--- START RECORDS FOR THE TASK ---

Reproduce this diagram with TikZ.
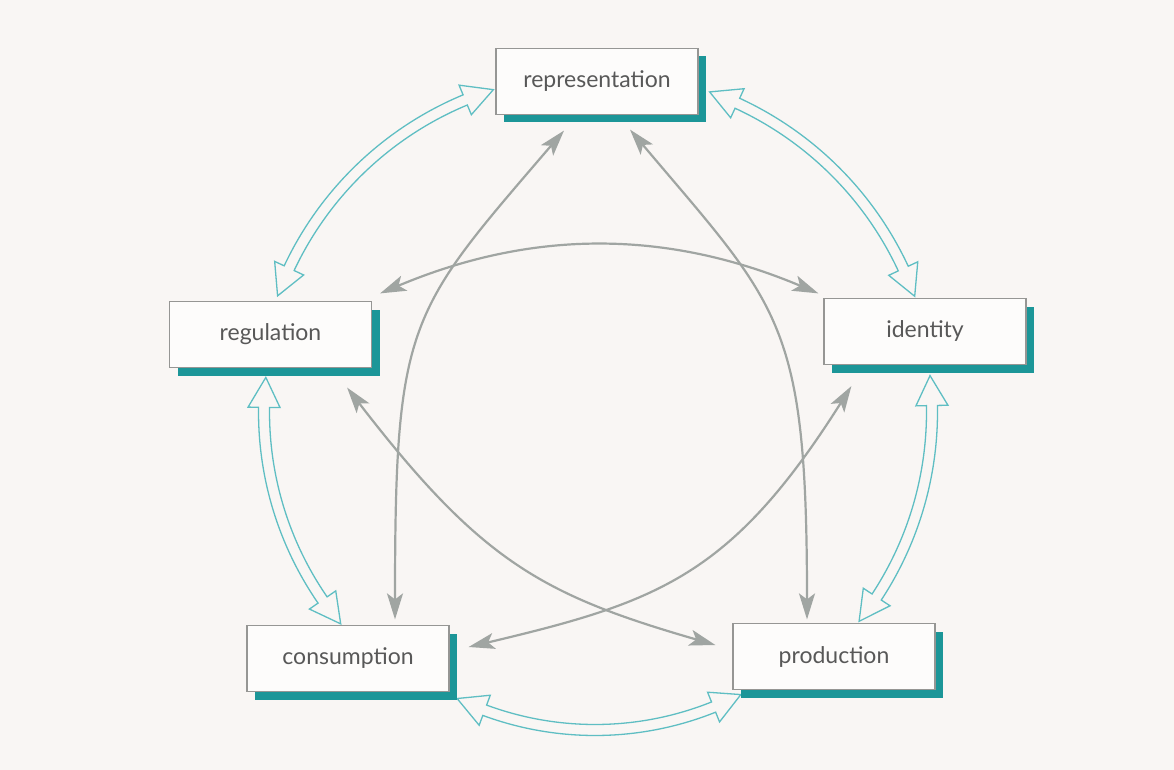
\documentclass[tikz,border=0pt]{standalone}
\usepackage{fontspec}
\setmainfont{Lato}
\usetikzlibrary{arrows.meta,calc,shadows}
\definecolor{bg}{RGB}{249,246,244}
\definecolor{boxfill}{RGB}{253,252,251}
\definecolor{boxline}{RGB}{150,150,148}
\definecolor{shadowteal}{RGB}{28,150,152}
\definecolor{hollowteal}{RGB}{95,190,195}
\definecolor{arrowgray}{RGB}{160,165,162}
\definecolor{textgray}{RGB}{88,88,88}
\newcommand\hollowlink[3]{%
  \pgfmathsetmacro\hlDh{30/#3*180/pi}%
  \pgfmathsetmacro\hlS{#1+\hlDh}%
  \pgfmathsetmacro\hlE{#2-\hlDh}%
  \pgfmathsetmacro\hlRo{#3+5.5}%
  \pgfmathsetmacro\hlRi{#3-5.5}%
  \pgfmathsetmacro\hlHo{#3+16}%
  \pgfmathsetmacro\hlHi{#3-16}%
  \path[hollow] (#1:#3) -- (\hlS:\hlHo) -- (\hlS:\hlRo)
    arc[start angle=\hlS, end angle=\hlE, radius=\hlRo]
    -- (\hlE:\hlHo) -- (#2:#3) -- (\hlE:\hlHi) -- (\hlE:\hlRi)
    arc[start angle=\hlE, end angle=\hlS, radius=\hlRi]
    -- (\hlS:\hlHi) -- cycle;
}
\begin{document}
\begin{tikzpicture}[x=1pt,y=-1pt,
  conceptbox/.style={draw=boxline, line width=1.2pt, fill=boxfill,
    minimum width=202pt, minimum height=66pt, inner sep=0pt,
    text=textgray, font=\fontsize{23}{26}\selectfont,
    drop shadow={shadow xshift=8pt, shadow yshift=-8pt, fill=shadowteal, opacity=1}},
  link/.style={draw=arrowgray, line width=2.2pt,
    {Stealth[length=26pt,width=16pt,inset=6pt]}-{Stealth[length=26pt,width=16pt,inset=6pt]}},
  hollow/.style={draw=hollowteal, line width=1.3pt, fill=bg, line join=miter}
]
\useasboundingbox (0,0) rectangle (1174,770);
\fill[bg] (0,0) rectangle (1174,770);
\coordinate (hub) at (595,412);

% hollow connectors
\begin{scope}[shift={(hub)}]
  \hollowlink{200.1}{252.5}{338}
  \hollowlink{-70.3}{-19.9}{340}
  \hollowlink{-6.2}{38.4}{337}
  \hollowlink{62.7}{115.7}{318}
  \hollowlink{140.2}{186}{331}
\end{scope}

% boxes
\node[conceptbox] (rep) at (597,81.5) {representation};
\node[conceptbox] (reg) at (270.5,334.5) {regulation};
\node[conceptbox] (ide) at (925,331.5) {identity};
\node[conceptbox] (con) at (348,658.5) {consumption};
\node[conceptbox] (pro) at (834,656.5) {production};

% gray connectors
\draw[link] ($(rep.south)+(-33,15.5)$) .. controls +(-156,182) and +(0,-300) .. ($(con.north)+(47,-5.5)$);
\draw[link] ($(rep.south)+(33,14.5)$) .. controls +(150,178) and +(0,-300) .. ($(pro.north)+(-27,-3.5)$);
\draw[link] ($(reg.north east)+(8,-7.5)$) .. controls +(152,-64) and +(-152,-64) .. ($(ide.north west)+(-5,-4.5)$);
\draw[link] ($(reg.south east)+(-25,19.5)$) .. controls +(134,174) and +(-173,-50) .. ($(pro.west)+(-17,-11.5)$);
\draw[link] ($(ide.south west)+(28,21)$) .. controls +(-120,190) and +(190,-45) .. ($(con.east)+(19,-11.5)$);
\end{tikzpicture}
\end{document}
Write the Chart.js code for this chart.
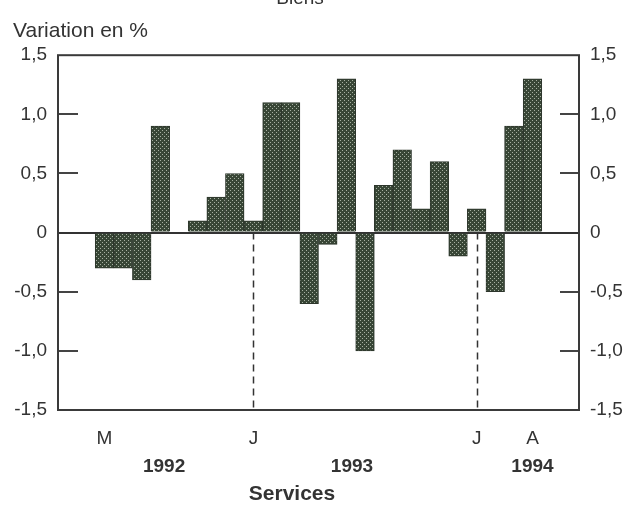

--- END RECORDS FOR THE TASK ---

> OBJECTIVE:
Every line of text is to be repeated exactly; pictures are left out.

> TASK OUTPUT:
Reproduce this diagram with TikZ.
\documentclass[tikz,border=0pt]{standalone}
\usepackage{fontspec}
\setmainfont{Lato}
\usetikzlibrary{arrows.meta,calc,shadows}
\definecolor{bg}{RGB}{249,246,244}
\definecolor{boxfill}{RGB}{253,252,251}
\definecolor{boxline}{RGB}{150,150,148}
\definecolor{shadowteal}{RGB}{28,150,152}
\definecolor{hollowteal}{RGB}{95,190,195}
\definecolor{arrowgray}{RGB}{160,165,162}
\definecolor{textgray}{RGB}{88,88,88}
\newcommand\hollowlink[3]{%
  \pgfmathsetmacro\hlDh{30/#3*180/pi}%
  \pgfmathsetmacro\hlS{#1+\hlDh}%
  \pgfmathsetmacro\hlE{#2-\hlDh}%
  \pgfmathsetmacro\hlRo{#3+5.5}%
  \pgfmathsetmacro\hlRi{#3-5.5}%
  \pgfmathsetmacro\hlHo{#3+16}%
  \pgfmathsetmacro\hlHi{#3-16}%
  \path[hollow] (#1:#3) -- (\hlS:\hlHo) -- (\hlS:\hlRo)
    arc[start angle=\hlS, end angle=\hlE, radius=\hlRo]
    -- (\hlE:\hlHo) -- (#2:#3) -- (\hlE:\hlHi) -- (\hlE:\hlRi)
    arc[start angle=\hlE, end angle=\hlS, radius=\hlRi]
    -- (\hlS:\hlHi) -- cycle;
}
\begin{document}
\begin{tikzpicture}[x=1pt,y=-1pt,
  conceptbox/.style={draw=boxline, line width=1.2pt, fill=boxfill,
    minimum width=202pt, minimum height=66pt, inner sep=0pt,
    text=textgray, font=\fontsize{23}{26}\selectfont,
    drop shadow={shadow xshift=8pt, shadow yshift=-8pt, fill=shadowteal, opacity=1}},
  link/.style={draw=arrowgray, line width=2.2pt,
    {Stealth[length=26pt,width=16pt,inset=6pt]}-{Stealth[length=26pt,width=16pt,inset=6pt]}},
  hollow/.style={draw=hollowteal, line width=1.3pt, fill=bg, line join=miter}
]
\useasboundingbox (0,0) rectangle (1174,770);
\fill[bg] (0,0) rectangle (1174,770);
\coordinate (hub) at (595,412);

% hollow connectors
\begin{scope}[shift={(hub)}]
  \hollowlink{200.1}{252.5}{338}
  \hollowlink{-70.3}{-19.9}{340}
  \hollowlink{-6.2}{38.4}{337}
  \hollowlink{62.7}{115.7}{318}
  \hollowlink{140.2}{186}{331}
\end{scope}

% boxes
\node[conceptbox] (rep) at (597,81.5) {representation};
\node[conceptbox] (reg) at (270.5,334.5) {regulation};
\node[conceptbox] (ide) at (925,331.5) {identity};
\node[conceptbox] (con) at (348,658.5) {consumption};
\node[conceptbox] (pro) at (834,656.5) {production};

% gray connectors
\draw[link] ($(rep.south)+(-33,15.5)$) .. controls +(-156,182) and +(0,-300) .. ($(con.north)+(47,-5.5)$);
\draw[link] ($(rep.south)+(33,14.5)$) .. controls +(150,178) and +(0,-300) .. ($(pro.north)+(-27,-3.5)$);
\draw[link] ($(reg.north east)+(8,-7.5)$) .. controls +(152,-64) and +(-152,-64) .. ($(ide.north west)+(-5,-4.5)$);
\draw[link] ($(reg.south east)+(-25,19.5)$) .. controls +(134,174) and +(-173,-50) .. ($(pro.west)+(-17,-11.5)$);
\draw[link] ($(ide.south west)+(28,21)$) .. controls +(-120,190) and +(190,-45) .. ($(con.east)+(19,-11.5)$);
\end{tikzpicture}
\end{document}
Write the Chart.js code for this chart.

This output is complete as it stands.